Wednesday 21 November 2007

The Joy Of The Education System

I have, for a while now, worried about some of the standards of teachers in local schools. I wouldn't trust some of them to boil and egg, let alone prepare children for work and life in the outside world.

I encountered a teacher today (and on previous days), who apparently teaches electronics to his children. He does not appear to be an intelligent man, but thats possibly because he hardly speaks english. This alone bothers me. How can you teach children if they can't understand you? But thats an argument for another time, in another place.
My problem is with the questions he asked me, and the information he couldn't give me. Put simply, he needed a resistor for a circuit he was building for his class. He couldn't tell me what value he needed, and there are quite a few different values, which makes guessing impossible and inadvisable.
This alone is mildly worrying. What is seriously worrying is that he expected me to know. He expected me to be able to work it out for him (i could have, but he still didnt give me nearly enough information to work with) and tell him precisely what he needed, as he wasn't capable. When i explained i couldnt do this with the information he was giving me, he told me i should know because 'you're the professional'.
What?

At this point i had to point out that i wasn't, in fact, a professional. I told him 'Sir, i'm a shopkeeper who gets paid minimum wage, and therefore doesn't recieve any training. You clearly earn a lot more than me, and you teach electronics. You should be telling me what you need, not the other way around.'
Now i ask you: if you had/have children, would you be happy to know that their teachers were getting all their information from a slightly angry, minimum wage earning, untrained shop assistant?

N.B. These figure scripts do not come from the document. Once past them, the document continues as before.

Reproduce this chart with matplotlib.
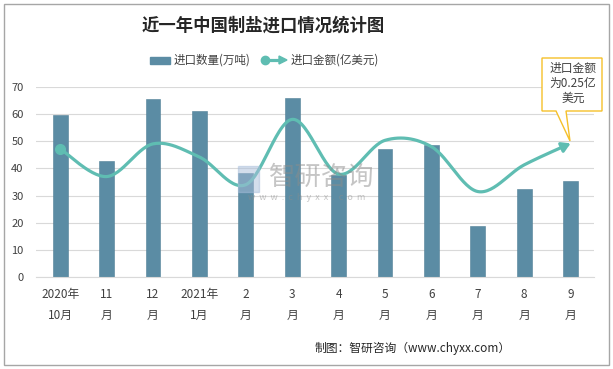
import numpy as np
import matplotlib.pyplot as plt
from matplotlib.patches import Rectangle, Polygon
from matplotlib.lines import Line2D

plt.rcParams['font.family'] = ['Noto Sans CJK SC', 'DejaVu Sans']

# 数据
months = ['2020年\n10月', '11\n月', '12\n月', '2021年\n1月', '2\n月', '3\n月',
          '4\n月', '5\n月', '6\n月', '7\n月', '8\n月', '9\n月']
qty = [59.7, 42.8, 65.5, 61.1, 38.2, 65.9, 37.5, 47.2, 48.6, 18.9, 32.5, 35.4]
amount = [47.2, 37.0, 49.0, 44.2, 34.0, 58.0, 37.9, 50.3, 48.0, 31.5, 41.3, 49.2]

bar_color = '#5b8ca4'
line_color = '#5fbdb2'
text_color = '#404040'

fig = plt.figure(figsize=(6.13, 3.69), dpi=100)
ax = fig.add_axes([0.0587, 0.2485, 0.91, 0.5165])

x = np.arange(len(months))
ax.bar(x, qty, width=0.32, color=bar_color, edgecolor='#527f96', linewidth=0.4, zorder=2)


# 平滑曲线（类似 Excel 的平滑线）
def smooth(xs, ys, n=30):
    p = np.column_stack([xs, ys]).astype(float)
    p = np.vstack([p[0], p, p[-1]])
    out = []
    for i in range(1, len(p) - 2):
        p0, p1, p2, p3 = p[i - 1], p[i], p[i + 1], p[i + 2]
        b1 = p1 + (p2 - p0) / 6
        b2 = p2 - (p3 - p1) / 6
        t = np.linspace(0, 1, n)[:, None]
        seg = (1 - t) ** 3 * p1 + 3 * (1 - t) ** 2 * t * b1 + 3 * (1 - t) * t ** 2 * b2 + t ** 3 * p2
        out.append(seg if i == 1 else seg[1:])
    return np.vstack(out)


curve = smooth(x, amount)
ax.plot(curve[:-3, 0], curve[:-3, 1], color=line_color, lw=2.3, zorder=3, solid_capstyle='round')
ax.annotate('', xy=(x[-1], amount[-1]), xytext=(curve[-6, 0], curve[-6, 1]),
            arrowprops=dict(arrowstyle='-|>,head_length=0.5,head_width=0.3',
                            color=line_color, lw=2.3, shrinkA=0, shrinkB=0), zorder=4)
ax.plot(x[0], amount[0], 'o', color=line_color, ms=7, zorder=4)

ax.set_xlim(-0.52, 11.5)
ax.set_ylim(0, 70)
ax.set_yticks(range(0, 71, 10))
ax.set_xticks(x)
ax.set_xticklabels(months, fontsize=8.5, color=text_color, linespacing=1.75)
ax.tick_params(axis='x', length=0, pad=8)
ax.tick_params(axis='y', length=0, pad=9, labelsize=8, labelcolor=text_color)
ax.grid(axis='y', color='#d9d9d9', lw=0.8, zorder=0)
ax.set_axisbelow(True)
for s in ['top', 'right', 'left']:
    ax.spines[s].set_visible(False)
ax.spines['bottom'].set_color('#d9d9d9')

# 标题
fig.text(263 / 613, 1 - 26 / 369, '近一年中国制盐进口情况统计图', ha='center', va='center',
         fontsize=12.5, fontweight='bold', color='#262626')

# 图例
fig.patches.append(Rectangle((150 / 613, 1 - 64 / 369), 20 / 613, 7 / 369,
                             transform=fig.transFigure, color=bar_color))
fig.text(174 / 613, 1 - 60 / 369, '进口数量(万吨)', fontsize=8.3, va='center', color=text_color)
fig.lines.append(Line2D([265 / 613, 280 / 613], [1 - 60 / 369] * 2, transform=fig.transFigure,
                        color=line_color, lw=2.3))
fig.lines.append(Line2D([265 / 613], [1 - 60 / 369], transform=fig.transFigure,
                        marker='o', ms=6, color=line_color))
fig.patches.append(Polygon([[279 / 613, 1 - 56 / 369], [287 / 613, 1 - 60 / 369], [279 / 613, 1 - 64 / 369]],
                           closed=True, transform=fig.transFigure, color=line_color))
fig.text(291 / 613, 1 - 60 / 369, '进口金额(亿美元)', fontsize=8.3, va='center', color=text_color)

# 标注
fig.patches.append(Polygon([[542 / 613, 1 - 58 / 369], [602 / 613, 1 - 58 / 369], [602 / 613, 1 - 111 / 369],
                            [566 / 613, 1 - 111 / 369], [570 / 613, 1 - 141 / 369],
                            [556 / 613, 1 - 111 / 369], [542 / 613, 1 - 111 / 369]],
                           closed=True, transform=fig.transFigure, facecolor='white',
                           edgecolor='#f5c02a', lw=1, zorder=5))
fig.text(573 / 613, 1 - 83 / 369, '进口金额\n为0.25亿\n美元', ha='center', va='center',
         fontsize=8.5, color=text_color, linespacing=1.2, zorder=6)

# 水印
fig.text(322 / 613, 1 - 177 / 369, '智研咨询', ha='center', va='center', fontsize=19,
         color='#8c8c8c', alpha=0.5, zorder=10)
fig.text(307 / 613, 1 - 197 / 369, 'w  w  w  .  c  h  y  x  x  .  c  o  m', ha='center', va='center',
         fontsize=6.5, color='#8c8c8c', alpha=0.5, zorder=10)
fig.patches.append(Rectangle((238 / 613, 1 - 192 / 369), 21 / 613, 26 / 369,
                             transform=fig.transFigure, color='#a9bedb', alpha=0.5, zorder=10))

# 来源
fig.text(511 / 613, 1 - 348 / 369, '制图：智研咨询（www.chyxx.com）', ha='right', va='center',
         fontsize=8.5, color='#262626')

# 边框
fig.patches.append(Rectangle((4 / 613, 4 / 369), 605 / 613, 361 / 369, transform=fig.transFigure,
                             fill=False, edgecolor='#a6a6a6', lw=1))

fig.savefig('out.png', dpi=100)
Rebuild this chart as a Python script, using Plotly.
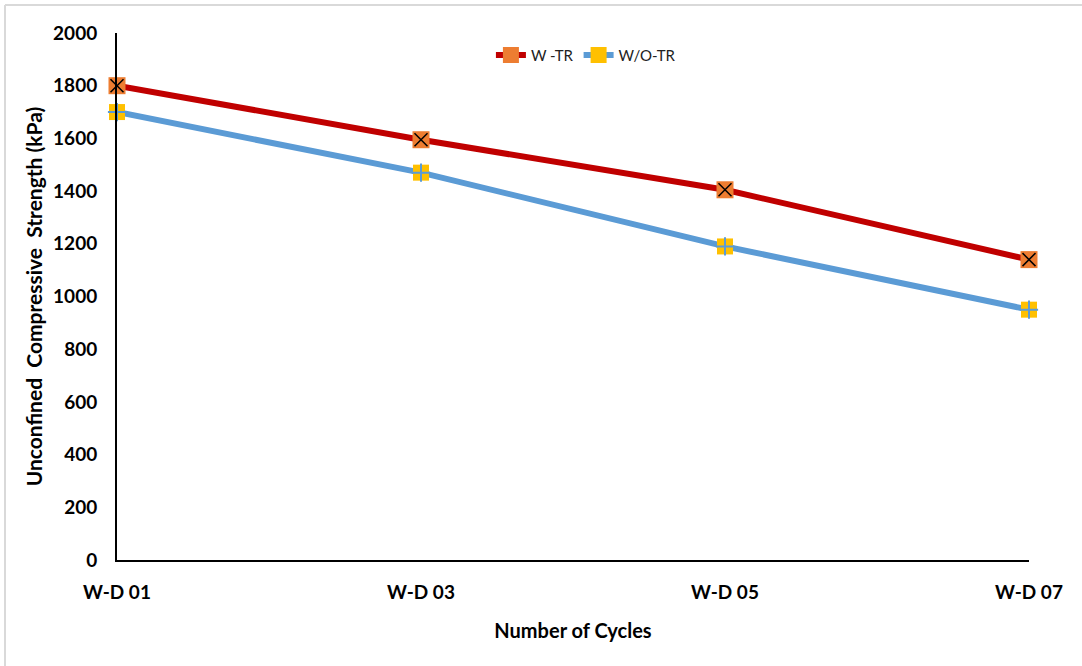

The fact that i could have worked it out for him if he had given me a little more information is irrelevant. It's not required of me to know, i've just learned from other people. I'm almost certain a teacher should be better trained than that.
And of course, let me look at some other facts:
- I speak better english, and more clearly than he does
- I appear to know more about electronics than he does
-I'm hoping i smell better than he does
-I don't need something repeated to me five times before i listen to it
-If i need something, i generally know what it is i need before i buy it, through prior study and research.

So why does he get the flashy car, and i get to take a bus? What went wrong here? If i'd known it was that easy to get a degree, i would have certainly gone to university, but i seem to have mistakenly believed that to be a teacher you needed to be, y'know, really clever?

It seems i was wrong. And that makes me a little angry, not for me, but for those poor kids who can't possibly be getting a proper education.